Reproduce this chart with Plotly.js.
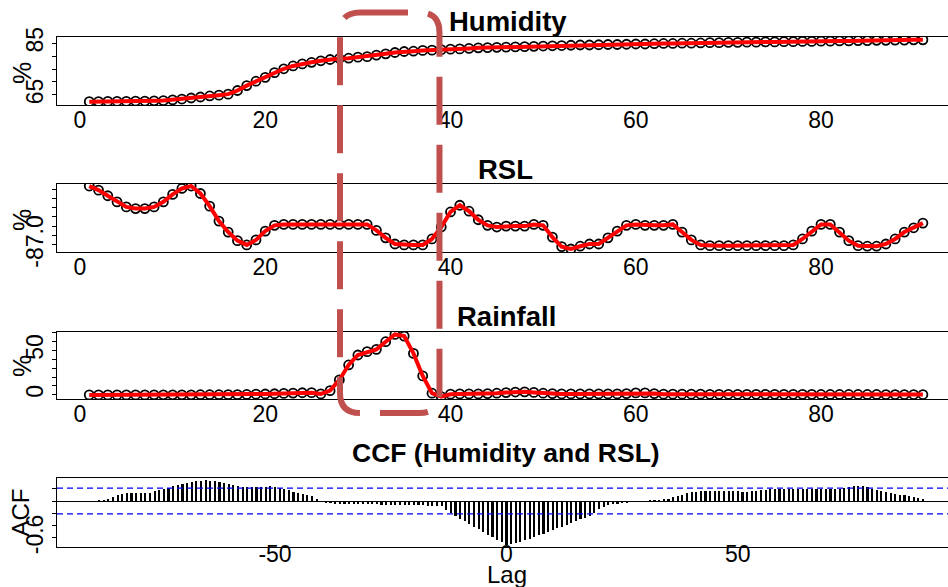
<!DOCTYPE html>
<html>
<head>
<meta charset="utf-8">
<script src="https://cdn.plot.ly/plotly-3.0.1.min.js"></script>
<style>html,body{margin:0;padding:0;background:#fff;overflow:hidden}#chart{width:948px;height:587px}</style>
</head>
<body>
<div id="chart"></div>
<script>
// ---------- data ----------
const humidity = [62.4,62.4,62.5,62.5,62.5,62.6,62.6,62.7,62.8,63.1,63.4,63.8,64.2,64.6,64.9,65.3,66.7,68.6,70.3,71.8,
73.6,75.1,76.2,77.0,77.6,78.2,78.7,79.1,79.2,79.6,79.8,80.4,80.9,81.4,81.8,81.9,82.2,82.3,82.5,82.7,
82.8,83.0,83.2,83.3,83.4,83.5,83.6,83.7,83.8,83.9,84.0,84.1,84.2,84.3,84.3,84.4,84.5,84.5,84.6,84.7,
84.7,84.8,84.9,84.9,85.0,85.0,85.1,85.2,85.2,85.3,85.3,85.4,85.4,85.5,85.5,85.6,85.6,85.7,85.7,85.8,
85.8,85.9,85.9,86.0,86.0,86.1,86.1,86.2,86.2,86.3,86.3];

const rsl = [-83.84,-84.06,-84.36,-84.69,-84.96,-85.05,-85.05,-84.96,-84.69,-84.29,-83.97,-83.84,-84.24,-84.92,-85.72,-86.31,-86.77,-87.00,-86.73,-86.26,
-85.95,-85.90,-85.90,-85.90,-85.90,-85.90,-85.90,-85.90,-85.90,-85.90,-85.90,-86.22,-86.62,-86.95,-87.00,-87.00,-87.00,-86.68,-86.04,-85.23,
-84.87,-85.19,-85.65,-85.95,-86.04,-85.99,-85.99,-85.99,-85.90,-85.95,-86.58,-87.09,-87.22,-87.07,-86.95,-86.95,-86.62,-86.26,-85.95,-85.90,
-85.95,-85.95,-85.95,-85.90,-86.31,-86.73,-87.00,-87.04,-87.04,-87.04,-87.04,-87.04,-87.04,-87.04,-87.04,-87.04,-87.00,-86.68,-86.26,-85.90,
-85.90,-86.31,-86.77,-87.04,-87.07,-87.07,-86.95,-86.68,-86.31,-86.08,-85.83];

const rainfall = [0.0,0.0,0.0,0.0,0.0,0.0,0.0,0.1,0.1,0.1,0.1,0.1,0.2,0.2,0.2,0.3,0.3,0.5,0.8,1.0,
1.3,1.7,2.0,2.4,2.5,1.1,4.8,16.8,33.6,44.8,48.5,51.1,59.7,67.9,66.0,46.6,21.3,1.9,-1.9,0.8,
1.1,1.1,1.1,1.5,1.9,2.6,3.2,3.4,2.8,1.9,1.5,1.1,1.1,1.1,1.1,1.1,1.1,1.1,1.5,2.2,
2.2,1.5,0.8,0.8,0.8,0.8,0.8,0.7,0.7,0.7,0.7,0.7,0.7,0.6,0.6,0.6,0.6,0.6,0.6,0.5,
0.5,0.5,0.5,0.5,0.5,0.5,0.4,0.4,0.4,0.4,0.4];

const ccfValues = [
0.005,0.008,0.012,0.020,0.035,0.065,0.090,0.110,0.125,0.130,   // lag -90 .. -81
0.130,0.130,0.130,0.136,0.157,0.173,0.200,0.217,0.244,0.266,   // -80 .. -71
0.282,0.298,0.309,0.320,0.331,0.336,0.331,0.325,0.309,0.293,   // -70 .. -61
0.282,0.266,0.244,0.233,0.233,0.233,0.233,0.233,0.233,0.238,   // -60 .. -51
0.228,0.211,0.200,0.173,0.146,0.130,0.114,0.103,0.076,0.038,   // -50 .. -41
-0.005,-0.030,-0.040,-0.045,-0.050,-0.050,-0.050,-0.050,-0.050,-0.055, // -40 .. -31
-0.055,-0.055,-0.055,-0.058,-0.060,-0.060,-0.062,-0.065,-0.065,-0.068, // -30 .. -21
-0.070,-0.070,-0.072,-0.075,-0.078,-0.080,-0.085,-0.140,-0.200,-0.245, // -20 .. -11
-0.290,-0.330,-0.375,-0.420,-0.460,-0.505,-0.550,-0.590,-0.635,-0.670, // -10 .. -1
-0.710,                                                           // 0
-0.705,-0.690,-0.665,-0.640,-0.610,-0.585,-0.555,-0.530,-0.500,-0.470, // 1 .. 10
-0.445,-0.415,-0.385,-0.355,-0.330,-0.300,-0.270,-0.240,-0.200,-0.130, // 11 .. 20
-0.090,-0.070,-0.055,-0.045,-0.035,-0.028,-0.020,-0.012,-0.005,0.005,  // 21 .. 30
0.012,0.018,0.022,0.028,0.040,0.060,0.080,0.100,0.125,0.140,   // 31 .. 40
0.150,0.155,0.160,0.160,0.160,0.160,0.160,0.155,0.155,0.155,   // 41 .. 50
0.150,0.150,0.155,0.165,0.175,0.185,0.190,0.190,0.188,0.190,   // 51 .. 60
0.190,0.192,0.190,0.188,0.190,0.190,0.192,0.190,0.190,0.192,   // 61 .. 70
0.192,0.195,0.205,0.225,0.240,0.245,0.240,0.225,0.200,0.180,   // 71 .. 80
0.160,0.145,0.130,0.120,0.105,0.090,0.075,0.060,0.045,0.030    // 81 .. 90
];

const timeTicks = [0,20,40,60,80];
const lagTicks = [-50,0,50];
const lagTickText = ['-50','0','50'];
const humTicks = [65,70,75,80,85];
const humTickText = ['65','','','','85'];
const rslTicks = [-87,-86.5,-86,-85.5,-85,-84.5,-84];
const rslTickText = ['-87.0','','','','','',''];
const rainTicks = [0,10,20,30,40,50,60,70];
const rainTickText = ['0','','','','','50','',''];
const ccfTicks = [-0.6,-0.4,-0.2,0,0.2];
const ccfTickText = ['-0.6','','','',''];
const ciLevel = 0.21;           // 2/sqrt(n) confidence band
const highlightStart = 28.07;   // highlighted rainfall event (time index)
const highlightEnd = 38.81;

const timeIdx = humidity.map((_, i) => i + 1);
const lags = ccfValues.map((_, i) => i - 90);

// ---------- traces ----------
const FONT = 'Liberation Sans, Arial, Helvetica, sans-serif';
function series(vals, xa, ya) {
  return [
    {type:'scatter', mode:'markers', x:timeIdx, y:vals, xaxis:xa, yaxis:ya,
     marker:{symbol:'circle-open', size:9, color:'#000', line:{width:1.8, color:'#000'}}, hoverinfo:'skip'},
    {type:'scatter', mode:'lines', x:timeIdx, y:vals, xaxis:xa, yaxis:ya,
     line:{color:'#ff0000', width:4}, hoverinfo:'skip'}
  ];
}
const data = [
  ...series(humidity, 'x', 'y'),
  ...series(rsl, 'x2', 'y2'),
  ...series(rainfall, 'x3', 'y3'),
  {type:'bar', x:lags, y:ccfValues, xaxis:'x4', yaxis:'y4', width:0.46,
   marker:{color:'#000', line:{width:0}}, hoverinfo:'skip'}
];

// ---------- layout ----------
const H = 587, W = 948;
const py = p => 1 - p / H;
const xd = [57 / W, 1];
function xaxisDef(range, ticks, text, anchor, standoff) {
  return {domain:xd, range:range, anchor:anchor, tickvals:ticks, ticktext:text, ticks:'',
    ticklabelstandoff:standoff,
    showline:true, mirror:true, linecolor:'#000', linewidth:1, showgrid:false, zeroline:false,
    tickfont:{family:FONT, size:23, color:'#000'}, fixedrange:true};
}
function yaxisDef(top, bottom, range, ticks, text, anchor, zl) {
  return {domain:[py(bottom), py(top)], range:range, anchor:anchor, tickvals:ticks, ticktext:text,
    tickangle:-90, ticks:'outside', ticklen:4, tickcolor:'#000', tickwidth:1,
    showline:true, linecolor:'#000', linewidth:1, showgrid:false,
    zeroline:!!zl, zerolinecolor:'#000', zerolinewidth:1,
    tickfont:{family:FONT, size:23, color:'#000'}, fixedrange:true};
}
const tRange = [-2.483, 93.71];
const layout = {
  width:W, height:H, margin:{l:0, r:0, t:0, b:0}, showlegend:false,
  paper_bgcolor:'#fff', plot_bgcolor:'#fff', bargap:0,
  xaxis: xaxisDef(tRange, timeTicks, timeTicks.map(String), 'y', -6),
  yaxis: yaxisDef(37, 105, [61.1, 87.4], humTicks, humTickText, 'x'),
  xaxis2: xaxisDef(tRange, timeTicks, timeTicks.map(String), 'y2', -6),
  yaxis2: yaxisDef(184, 252, [-87.38, -83.73], rslTicks, rslTickText, 'x2'),
  xaxis3: xaxisDef(tRange, timeTicks, timeTicks.map(String), 'y3', -6),
  yaxis3: yaxisDef(332, 399, [-4.6, 70.6], rainTicks, rainTickText, 'x3'),
  xaxis4: xaxisDef([-97.1, 95.4], lagTicks, lagTickText, 'y4', -14),
  yaxis4: yaxisDef(478, 547, [-0.748, 0.374], ccfTicks, ccfTickText, 'x4', true),
  shapes: [
    {type:'line', xref:'paper', x0:xd[0], x1:1, yref:'y4', y0:ciLevel, y1:ciLevel,
     line:{color:'#0000ff', width:1.2, dash:'6px,4px'}},
    {type:'line', xref:'paper', x0:xd[0], x1:1, yref:'y4', y0:-ciLevel, y1:-ciLevel,
     line:{color:'#0000ff', width:1.2, dash:'6px,4px'}}
  ],
  annotations: []
};

// highlight box (rounded, dashed) spanning the rainfall event
(function(){
  const x0 = highlightStart, x1 = highlightEnd;
  const y1 = py(12.5), y0 = py(413);
  const rx = 20 / 9.2625, ry = 20 / H;
  const path = `M ${x0+rx},${y1} L ${x1-rx},${y1} Q ${x1},${y1} ${x1},${y1-ry} L ${x1},${y0+ry} Q ${x1},${y0} ${x1-rx},${y0} ` +
               `L ${x0+rx},${y0} Q ${x0},${y0} ${x0},${y0+ry} L ${x0},${y1-ry} Q ${x0},${y1} ${x0+rx},${y1} Z`;
  layout.shapes.push({type:'path', xref:'x', yref:'paper', path:path,
    line:{color:'#c0504d', width:6, dash:'48px,20px'}, fillcolor:'rgba(0,0,0,0)', layer:'above'});
})();

function ann(text, xpx, ypx, size, angle, bold) {
  layout.annotations.push({text: bold ? '<b>' + text + '</b>' : text, xref:'paper', yref:'paper',
    x: xpx / W, y: py(ypx), xanchor:'center', yanchor:'middle', showarrow:false, textangle:angle || 0,
    font:{family:FONT, size:size, color:'#000'}});
}
ann('Humidity', 507.5, 21, 27.5, 0, true);
ann('RSL', 505.5, 169, 27.5, 0, true);
ann('Rainfall', 506, 316, 27.5, 0, true);
ann('CCF (Humidity and RSL)', 506, 453, 26.5, 0, true);
ann('%', 22, 73, 25, -90);
ann('%', 22, 220, 25, -90);
ann('%', 22, 366, 25, -90);
ann('ACF', 20, 512.5, 24, -90);
ann('Lag', 507, 574, 24, 0);

Plotly.newPlot('chart', data, layout, {staticPlot:true, displayModeBar:false});
</script>
</body>
</html>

PROBLEM:
Starting at the first line of the material, output exactly the lines up to and including the one with "85.8,85.9,85.9,86.0,86.0,86.1,86.1,86.2,86.2,86.3,86.3];". Do not include the pictures.

WRITTEN SOLUTION:
Reproduce this chart with Plotly.js.
<!DOCTYPE html>
<html>
<head>
<meta charset="utf-8">
<script src="https://cdn.plot.ly/plotly-3.0.1.min.js"></script>
<style>html,body{margin:0;padding:0;background:#fff;overflow:hidden}#chart{width:948px;height:587px}</style>
</head>
<body>
<div id="chart"></div>
<script>
// ---------- data ----------
const humidity = [62.4,62.4,62.5,62.5,62.5,62.6,62.6,62.7,62.8,63.1,63.4,63.8,64.2,64.6,64.9,65.3,66.7,68.6,70.3,71.8,
73.6,75.1,76.2,77.0,77.6,78.2,78.7,79.1,79.2,79.6,79.8,80.4,80.9,81.4,81.8,81.9,82.2,82.3,82.5,82.7,
82.8,83.0,83.2,83.3,83.4,83.5,83.6,83.7,83.8,83.9,84.0,84.1,84.2,84.3,84.3,84.4,84.5,84.5,84.6,84.7,
84.7,84.8,84.9,84.9,85.0,85.0,85.1,85.2,85.2,85.3,85.3,85.4,85.4,85.5,85.5,85.6,85.6,85.7,85.7,85.8,
85.8,85.9,85.9,86.0,86.0,86.1,86.1,86.2,86.2,86.3,86.3];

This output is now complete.